Exercise requirements -> Omit all pictures, then retype the data exactly as given.

Record list ->
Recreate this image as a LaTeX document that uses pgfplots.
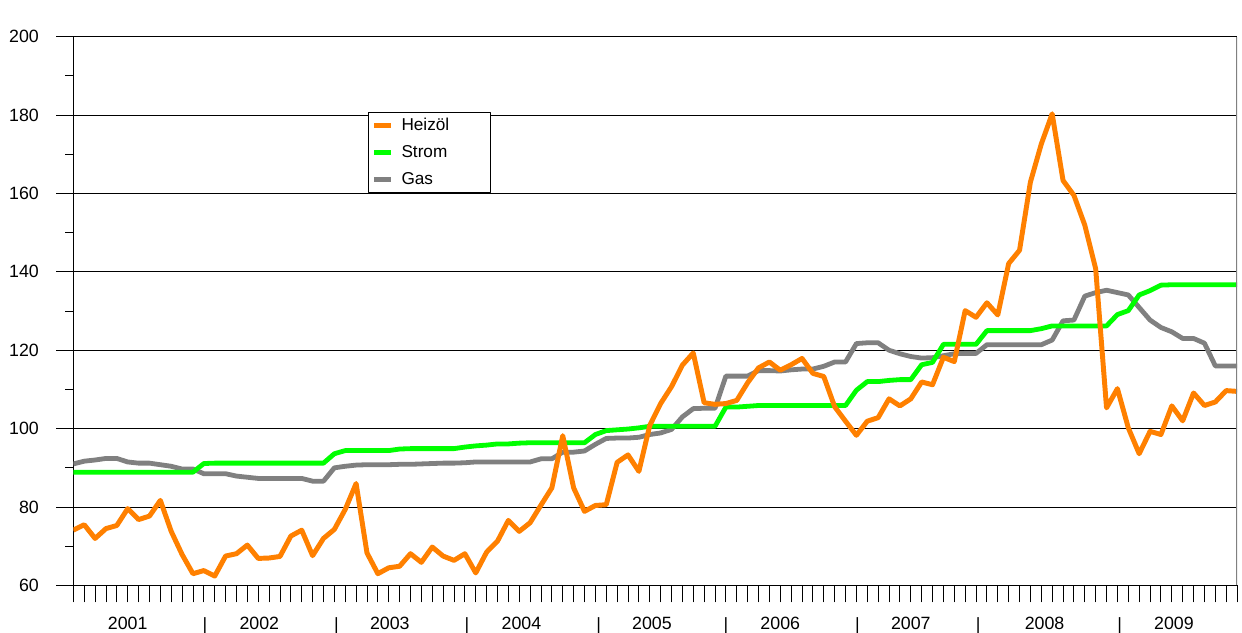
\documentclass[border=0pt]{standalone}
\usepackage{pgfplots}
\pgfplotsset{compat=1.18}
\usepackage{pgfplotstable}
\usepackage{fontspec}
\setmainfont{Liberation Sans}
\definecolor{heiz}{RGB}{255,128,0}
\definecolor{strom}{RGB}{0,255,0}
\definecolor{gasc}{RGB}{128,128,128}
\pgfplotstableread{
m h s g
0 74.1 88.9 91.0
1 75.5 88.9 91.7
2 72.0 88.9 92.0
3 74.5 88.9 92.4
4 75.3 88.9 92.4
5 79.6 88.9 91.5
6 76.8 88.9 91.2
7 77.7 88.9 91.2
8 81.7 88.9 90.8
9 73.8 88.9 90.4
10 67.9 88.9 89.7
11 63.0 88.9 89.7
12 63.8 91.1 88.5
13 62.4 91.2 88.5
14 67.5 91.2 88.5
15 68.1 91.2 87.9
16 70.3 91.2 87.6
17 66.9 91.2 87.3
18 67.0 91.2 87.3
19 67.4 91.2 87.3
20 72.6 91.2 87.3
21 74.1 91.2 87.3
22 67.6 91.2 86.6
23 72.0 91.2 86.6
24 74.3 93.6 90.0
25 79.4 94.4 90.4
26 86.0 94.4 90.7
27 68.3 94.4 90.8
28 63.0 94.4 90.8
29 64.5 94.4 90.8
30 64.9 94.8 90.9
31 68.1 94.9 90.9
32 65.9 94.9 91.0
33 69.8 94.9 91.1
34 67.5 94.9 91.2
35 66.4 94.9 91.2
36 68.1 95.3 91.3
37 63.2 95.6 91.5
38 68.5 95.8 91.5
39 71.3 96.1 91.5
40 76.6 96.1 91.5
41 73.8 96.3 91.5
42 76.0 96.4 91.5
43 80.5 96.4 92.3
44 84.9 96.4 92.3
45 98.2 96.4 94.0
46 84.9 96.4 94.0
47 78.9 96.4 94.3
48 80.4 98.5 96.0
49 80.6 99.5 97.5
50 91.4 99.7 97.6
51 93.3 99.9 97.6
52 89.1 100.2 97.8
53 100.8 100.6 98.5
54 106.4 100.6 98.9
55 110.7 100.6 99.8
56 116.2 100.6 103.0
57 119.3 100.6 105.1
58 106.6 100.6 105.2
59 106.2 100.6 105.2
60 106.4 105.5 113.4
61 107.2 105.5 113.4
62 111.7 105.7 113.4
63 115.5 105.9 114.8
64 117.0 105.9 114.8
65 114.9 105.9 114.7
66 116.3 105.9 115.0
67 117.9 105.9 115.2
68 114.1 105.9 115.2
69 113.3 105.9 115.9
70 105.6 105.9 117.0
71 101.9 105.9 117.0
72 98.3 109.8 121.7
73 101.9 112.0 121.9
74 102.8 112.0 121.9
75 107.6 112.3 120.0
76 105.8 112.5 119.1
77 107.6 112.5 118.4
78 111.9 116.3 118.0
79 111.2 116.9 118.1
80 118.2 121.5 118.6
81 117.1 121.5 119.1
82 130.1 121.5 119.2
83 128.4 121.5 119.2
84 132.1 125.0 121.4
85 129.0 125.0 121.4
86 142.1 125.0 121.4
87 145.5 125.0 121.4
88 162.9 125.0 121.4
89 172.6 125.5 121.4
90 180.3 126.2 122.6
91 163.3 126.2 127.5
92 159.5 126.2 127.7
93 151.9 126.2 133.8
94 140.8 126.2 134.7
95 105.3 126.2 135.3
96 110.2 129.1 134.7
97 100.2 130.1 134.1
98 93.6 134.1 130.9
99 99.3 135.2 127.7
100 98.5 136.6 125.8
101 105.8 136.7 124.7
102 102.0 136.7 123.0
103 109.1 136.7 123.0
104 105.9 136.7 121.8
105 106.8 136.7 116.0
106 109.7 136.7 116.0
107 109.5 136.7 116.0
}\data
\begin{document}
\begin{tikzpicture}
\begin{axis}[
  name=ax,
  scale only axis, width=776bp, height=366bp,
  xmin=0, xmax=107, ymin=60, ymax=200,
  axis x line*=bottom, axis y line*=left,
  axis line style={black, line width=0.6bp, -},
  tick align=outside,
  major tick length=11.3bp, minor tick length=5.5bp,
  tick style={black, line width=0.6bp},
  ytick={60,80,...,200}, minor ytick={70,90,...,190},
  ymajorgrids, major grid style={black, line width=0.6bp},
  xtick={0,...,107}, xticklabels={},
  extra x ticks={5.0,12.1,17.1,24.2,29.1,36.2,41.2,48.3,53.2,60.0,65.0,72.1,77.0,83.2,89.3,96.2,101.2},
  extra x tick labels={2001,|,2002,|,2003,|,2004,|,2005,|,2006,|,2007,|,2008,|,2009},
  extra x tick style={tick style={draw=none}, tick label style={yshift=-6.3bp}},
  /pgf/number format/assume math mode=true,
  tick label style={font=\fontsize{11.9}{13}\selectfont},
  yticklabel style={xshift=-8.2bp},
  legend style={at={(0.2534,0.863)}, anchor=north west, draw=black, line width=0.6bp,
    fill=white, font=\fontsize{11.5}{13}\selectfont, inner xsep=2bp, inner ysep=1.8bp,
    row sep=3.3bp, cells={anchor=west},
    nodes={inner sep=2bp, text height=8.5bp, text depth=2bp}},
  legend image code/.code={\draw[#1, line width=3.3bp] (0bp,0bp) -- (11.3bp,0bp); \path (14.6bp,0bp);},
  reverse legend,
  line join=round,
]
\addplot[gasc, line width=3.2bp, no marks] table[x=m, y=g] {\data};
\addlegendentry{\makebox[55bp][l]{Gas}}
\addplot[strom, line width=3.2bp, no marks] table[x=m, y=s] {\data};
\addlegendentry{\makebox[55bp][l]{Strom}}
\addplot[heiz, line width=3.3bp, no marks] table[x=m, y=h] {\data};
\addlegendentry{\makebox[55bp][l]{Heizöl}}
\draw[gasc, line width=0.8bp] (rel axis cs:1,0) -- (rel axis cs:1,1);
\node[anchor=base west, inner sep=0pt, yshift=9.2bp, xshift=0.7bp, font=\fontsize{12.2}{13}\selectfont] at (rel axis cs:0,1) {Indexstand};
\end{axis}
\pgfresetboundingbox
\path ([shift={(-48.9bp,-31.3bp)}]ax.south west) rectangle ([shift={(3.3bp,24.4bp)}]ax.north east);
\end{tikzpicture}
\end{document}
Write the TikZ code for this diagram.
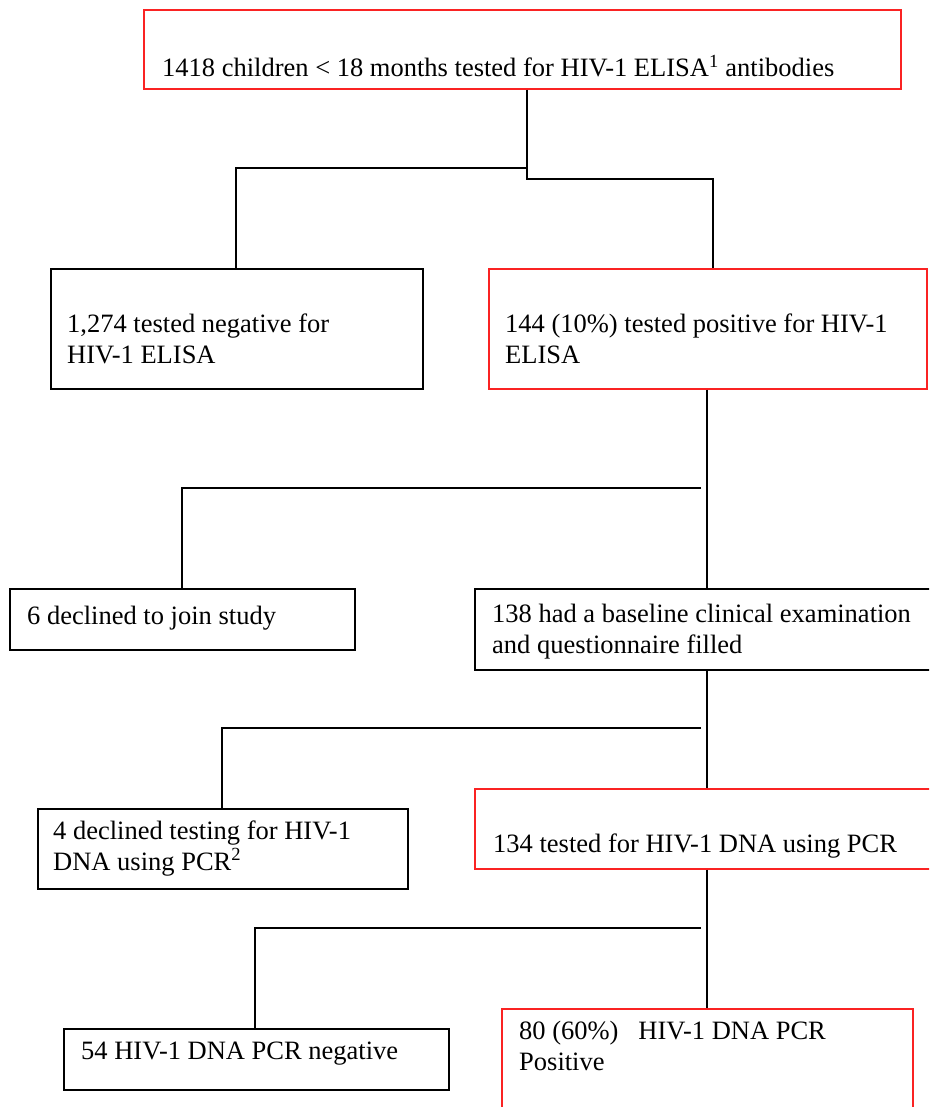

Output for this exercise ->
Recreate this image as a LaTeX document that uses pgfplots.
\documentclass[border=0pt]{standalone}
\usepackage{pgfplots}
\pgfplotsset{compat=1.18}
\usepackage{pgfplotstable}
\usepackage{fontspec}
\setmainfont{Liberation Sans}
\definecolor{heiz}{RGB}{255,128,0}
\definecolor{strom}{RGB}{0,255,0}
\definecolor{gasc}{RGB}{128,128,128}
\pgfplotstableread{
m h s g
0 74.1 88.9 91.0
1 75.5 88.9 91.7
2 72.0 88.9 92.0
3 74.5 88.9 92.4
4 75.3 88.9 92.4
5 79.6 88.9 91.5
6 76.8 88.9 91.2
7 77.7 88.9 91.2
8 81.7 88.9 90.8
9 73.8 88.9 90.4
10 67.9 88.9 89.7
11 63.0 88.9 89.7
12 63.8 91.1 88.5
13 62.4 91.2 88.5
14 67.5 91.2 88.5
15 68.1 91.2 87.9
16 70.3 91.2 87.6
17 66.9 91.2 87.3
18 67.0 91.2 87.3
19 67.4 91.2 87.3
20 72.6 91.2 87.3
21 74.1 91.2 87.3
22 67.6 91.2 86.6
23 72.0 91.2 86.6
24 74.3 93.6 90.0
25 79.4 94.4 90.4
26 86.0 94.4 90.7
27 68.3 94.4 90.8
28 63.0 94.4 90.8
29 64.5 94.4 90.8
30 64.9 94.8 90.9
31 68.1 94.9 90.9
32 65.9 94.9 91.0
33 69.8 94.9 91.1
34 67.5 94.9 91.2
35 66.4 94.9 91.2
36 68.1 95.3 91.3
37 63.2 95.6 91.5
38 68.5 95.8 91.5
39 71.3 96.1 91.5
40 76.6 96.1 91.5
41 73.8 96.3 91.5
42 76.0 96.4 91.5
43 80.5 96.4 92.3
44 84.9 96.4 92.3
45 98.2 96.4 94.0
46 84.9 96.4 94.0
47 78.9 96.4 94.3
48 80.4 98.5 96.0
49 80.6 99.5 97.5
50 91.4 99.7 97.6
51 93.3 99.9 97.6
52 89.1 100.2 97.8
53 100.8 100.6 98.5
54 106.4 100.6 98.9
55 110.7 100.6 99.8
56 116.2 100.6 103.0
57 119.3 100.6 105.1
58 106.6 100.6 105.2
59 106.2 100.6 105.2
60 106.4 105.5 113.4
61 107.2 105.5 113.4
62 111.7 105.7 113.4
63 115.5 105.9 114.8
64 117.0 105.9 114.8
65 114.9 105.9 114.7
66 116.3 105.9 115.0
67 117.9 105.9 115.2
68 114.1 105.9 115.2
69 113.3 105.9 115.9
70 105.6 105.9 117.0
71 101.9 105.9 117.0
72 98.3 109.8 121.7
73 101.9 112.0 121.9
74 102.8 112.0 121.9
75 107.6 112.3 120.0
76 105.8 112.5 119.1
77 107.6 112.5 118.4
78 111.9 116.3 118.0
79 111.2 116.9 118.1
80 118.2 121.5 118.6
81 117.1 121.5 119.1
82 130.1 121.5 119.2
83 128.4 121.5 119.2
84 132.1 125.0 121.4
85 129.0 125.0 121.4
86 142.1 125.0 121.4
87 145.5 125.0 121.4
88 162.9 125.0 121.4
89 172.6 125.5 121.4
90 180.3 126.2 122.6
91 163.3 126.2 127.5
92 159.5 126.2 127.7
93 151.9 126.2 133.8
94 140.8 126.2 134.7
95 105.3 126.2 135.3
96 110.2 129.1 134.7
97 100.2 130.1 134.1
98 93.6 134.1 130.9
99 99.3 135.2 127.7
100 98.5 136.6 125.8
101 105.8 136.7 124.7
102 102.0 136.7 123.0
103 109.1 136.7 123.0
104 105.9 136.7 121.8
105 106.8 136.7 116.0
106 109.7 136.7 116.0
107 109.5 136.7 116.0
}\data
\begin{document}
\begin{tikzpicture}
\begin{axis}[
  name=ax,
  scale only axis, width=776bp, height=366bp,
  xmin=0, xmax=107, ymin=60, ymax=200,
  axis x line*=bottom, axis y line*=left,
  axis line style={black, line width=0.6bp, -},
  tick align=outside,
  major tick length=11.3bp, minor tick length=5.5bp,
  tick style={black, line width=0.6bp},
  ytick={60,80,...,200}, minor ytick={70,90,...,190},
  ymajorgrids, major grid style={black, line width=0.6bp},
  xtick={0,...,107}, xticklabels={},
  extra x ticks={5.0,12.1,17.1,24.2,29.1,36.2,41.2,48.3,53.2,60.0,65.0,72.1,77.0,83.2,89.3,96.2,101.2},
  extra x tick labels={2001,|,2002,|,2003,|,2004,|,2005,|,2006,|,2007,|,2008,|,2009},
  extra x tick style={tick style={draw=none}, tick label style={yshift=-6.3bp}},
  /pgf/number format/assume math mode=true,
  tick label style={font=\fontsize{11.9}{13}\selectfont},
  yticklabel style={xshift=-8.2bp},
  legend style={at={(0.2534,0.863)}, anchor=north west, draw=black, line width=0.6bp,
    fill=white, font=\fontsize{11.5}{13}\selectfont, inner xsep=2bp, inner ysep=1.8bp,
    row sep=3.3bp, cells={anchor=west},
    nodes={inner sep=2bp, text height=8.5bp, text depth=2bp}},
  legend image code/.code={\draw[#1, line width=3.3bp] (0bp,0bp) -- (11.3bp,0bp); \path (14.6bp,0bp);},
  reverse legend,
  line join=round,
]
\addplot[gasc, line width=3.2bp, no marks] table[x=m, y=g] {\data};
\addlegendentry{\makebox[55bp][l]{Gas}}
\addplot[strom, line width=3.2bp, no marks] table[x=m, y=s] {\data};
\addlegendentry{\makebox[55bp][l]{Strom}}
\addplot[heiz, line width=3.3bp, no marks] table[x=m, y=h] {\data};
\addlegendentry{\makebox[55bp][l]{Heizöl}}
\draw[gasc, line width=0.8bp] (rel axis cs:1,0) -- (rel axis cs:1,1);
\node[anchor=base west, inner sep=0pt, yshift=9.2bp, xshift=0.7bp, font=\fontsize{12.2}{13}\selectfont] at (rel axis cs:0,1) {Indexstand};
\end{axis}
\pgfresetboundingbox
\path ([shift={(-48.9bp,-31.3bp)}]ax.south west) rectangle ([shift={(3.3bp,24.4bp)}]ax.north east);
\end{tikzpicture}
\end{document}
Write the TikZ code for this diagram.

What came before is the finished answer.